--- SUPPLIED DATA ---
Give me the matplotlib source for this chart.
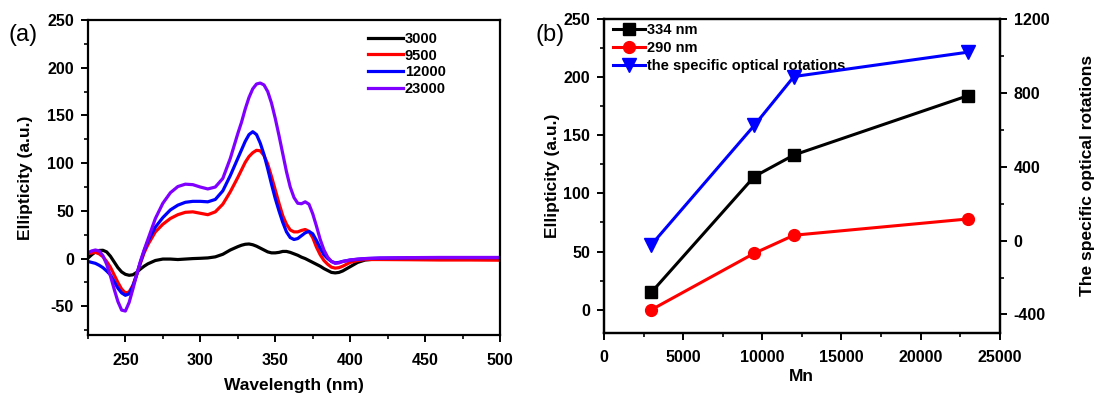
import matplotlib
matplotlib.use("Agg")
import matplotlib.pyplot as plt
from matplotlib.ticker import MultipleLocator

plt.rcParams['font.family'] = ['Liberation Sans', 'DejaVu Sans']
plt.rcParams['font.weight'] = 'bold'
plt.rcParams['axes.unicode_minus'] = False

# ---- Panel (a) data ----
wavelength = [225, 227.5, 230, 232.5, 235, 237.5, 240, 242.5, 245, 247.5, 250, 252.5, 255, 257.5,
              260, 262.5, 265, 270, 275, 280, 285, 290, 295, 300, 305, 310, 315, 320,
              325, 327.5, 330, 332.5, 335, 337.5, 340, 342.5, 345, 347.5, 350, 352.5, 355, 357.5,
              360, 362.5, 365, 367.5, 370, 372.5, 375, 377.5, 380, 382.5, 385, 387.5, 390, 392.5,
              395, 400, 405, 410, 420, 440, 460, 480, 500]
cd_3000 = [0.5, 4, 7, 8.5, 8.7, 7, 2.5, -3.5, -9.5, -14, -16.5, -17.5, -17, -14.5,
           -11, -8, -5.5, -2, -0.5, -0.5, -1, -0.5, 0, 0.3, 0.7, 1.8, 4.5, 9,
           12.5, 14, 15, 15.3, 14.5, 13, 11, 9, 7, 6, 6, 6.5, 7.5, 7.5,
           6.5, 5, 3.5, 1.5, 0, -2, -4, -6, -8, -10.5, -12.5, -14.5, -15, -14.5,
           -13, -8.5, -4, -1.5, 0, 0, 0, 0, 0]
cd_9500 = [5, 6, 6.5, 5, 2, -3, -9, -17, -25, -32, -36, -35, -28, -17,
           -5, 6, 14.5, 28, 36, 42, 46, 48.5, 49, 47.5, 46, 49, 57, 70,
           85, 93, 101, 107, 111, 113.5, 113, 108, 99, 86, 72, 58, 45, 36,
           30, 28, 28, 29.5, 30.5, 28.5, 22, 12, 4, -2, -6, -9, -10, -9.5,
           -8, -4, -2, -1, -1, -1.2, -1.5, -1.5, -1.7]
cd_12000 = [-3, -4, -5, -7, -9.5, -13, -17, -24, -31, -36, -38.5, -37, -29, -17,
            -4, 8, 18, 33, 43, 51, 56, 59, 60, 60, 59.5, 62, 71, 87,
            105, 114, 123, 130, 133, 130, 121, 109, 94, 78, 63, 50, 38, 28,
            22, 20, 21, 24, 27, 28.5, 26, 19, 11, 4, 0, -3, -4.5, -4,
            -3, -1.5, -0.8, 0, 0.5, 0.8, 1, 1, 1]
cd_23000 = [6, 8, 9, 8, 3, -6, -18, -32, -45, -54, -55, -46, -32, -17,
            -3, 9, 20, 42, 58, 69, 75.5, 78, 77.5, 75, 73, 75, 84, 105,
            131, 143, 157, 169, 178, 183, 184, 182, 175, 163, 147, 129, 110, 91,
            75, 64, 58, 57.5, 59.5, 57, 47, 34, 20, 9, 1.5, -3, -5, -4.5,
            -3, -1.5, -0.5, 0, 0.6, 1, 1.2, 1.2, 1.2]
series_labels = ['3000', '9500', '12000', '23000']
series_colors = ['black', '#FF0000', '#0000FF', '#8000FF']

# ---- Panel (b) data ----
mn = [3000, 9500, 12000, 23000]
ell_334 = [15, 114.5, 133, 184]
ell_290 = [0, 48.5, 64, 78]
rotation = [-22, 624, 888, 1020]

fig = plt.figure(figsize=(10.99, 3.94), dpi=100)

tick_fs = 11.5
label_fs = 12.5

def style_axes(ax):
    for s in ax.spines.values():
        s.set_linewidth(1.6)
    ax.tick_params(which='major', direction='out', length=5, width=1.4, labelsize=tick_fs, pad=5)
    ax.tick_params(which='minor', direction='out', length=3, width=1.2)

# ---- Panel (a) ----
ax1 = fig.add_axes([0.080, 0.150, 0.375, 0.799])
for vals, lab, col in zip([cd_3000, cd_9500, cd_12000, cd_23000], series_labels, series_colors):
    ax1.plot(wavelength, vals, color=col, lw=2.3, label=lab, solid_joinstyle='round')
ax1.set_xlim(225, 500)
ax1.set_ylim(-80, 250)
ax1.xaxis.set_major_locator(MultipleLocator(50))
ax1.xaxis.set_minor_locator(MultipleLocator(25))
ax1.yaxis.set_major_locator(MultipleLocator(50))
ax1.yaxis.set_minor_locator(MultipleLocator(25))
style_axes(ax1)
ax1.tick_params(axis='x', which='major', pad=8)
ax1.set_xlabel('Wavelength (nm)', fontsize=label_fs, fontweight='bold', labelpad=7)
ax1.set_ylabel('Ellipticity (a.u.)', fontsize=label_fs, fontweight='bold', labelpad=10)
ax1.legend(loc='upper right', bbox_to_anchor=(0.9, 1.005), frameon=False,
           handlelength=2.4, handletextpad=0.1, labelspacing=0.2,
           prop={'weight': 'bold', 'size': 10.5})
fig.text(0.008, 0.895, '(a)', fontsize=17, fontweight='normal')

# ---- Panel (b) ----
ax2 = fig.add_axes([0.5496, 0.155, 0.360, 0.797])
l1, = ax2.plot(mn, ell_334, color='black', lw=2.2, marker='s', markersize=8, label='334 nm')
l2, = ax2.plot(mn, ell_290, color='#FF0000', lw=2.2, marker='o', markersize=8.5, label='290 nm')
ax2.set_xlim(0, 25000)
ax2.set_ylim(-20, 250)
ax2.xaxis.set_major_locator(MultipleLocator(5000))
ax2.xaxis.set_minor_locator(MultipleLocator(2500))
ax2.yaxis.set_major_locator(MultipleLocator(50))
ax2.yaxis.set_minor_locator(MultipleLocator(25))
style_axes(ax2)
ax2.tick_params(axis='x', which='major', pad=7)
ax2.set_xlabel('Mn', fontsize=label_fs, fontweight='bold', labelpad=3)
ax2.set_ylabel('Ellipticity (a.u.)', fontsize=label_fs, fontweight='bold', labelpad=2)

ax3 = ax2.twinx()
l3, = ax3.plot(mn, rotation, color='#0000FF', lw=2.2, marker='v', markersize=9.5,
               label='the specific optical rotations')
ax3.set_ylim(-500, 1200)
ax3.yaxis.set_major_locator(MultipleLocator(400))
ax3.yaxis.set_minor_locator(MultipleLocator(200))
style_axes(ax3)
ax3.set_ylabel('The specific optical rotations', fontsize=label_fs, fontweight='bold', labelpad=22)

ax2.legend(handles=[l1, l2, l3], loc='upper left', bbox_to_anchor=(-0.01, 1.03), frameon=False,
           handlelength=2.2, handletextpad=0.1, labelspacing=0.3,
           prop={'weight': 'bold', 'size': 10.5})
fig.text(0.487, 0.895, '(b)', fontsize=17, fontweight='normal')

fig.savefig('out.png', dpi=100)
---
> [GOAL]: Restate each line from the start of the listing through the line bearing "plt.rcParams['axes.unicode_minus'] = False" word for word. Drop the pictures.

> [SOLUTION TO THIS TASK]:
Give me the matplotlib source for this chart.
import matplotlib
matplotlib.use("Agg")
import matplotlib.pyplot as plt
from matplotlib.ticker import MultipleLocator

plt.rcParams['font.family'] = ['Liberation Sans', 'DejaVu Sans']
plt.rcParams['font.weight'] = 'bold'
plt.rcParams['axes.unicode_minus'] = False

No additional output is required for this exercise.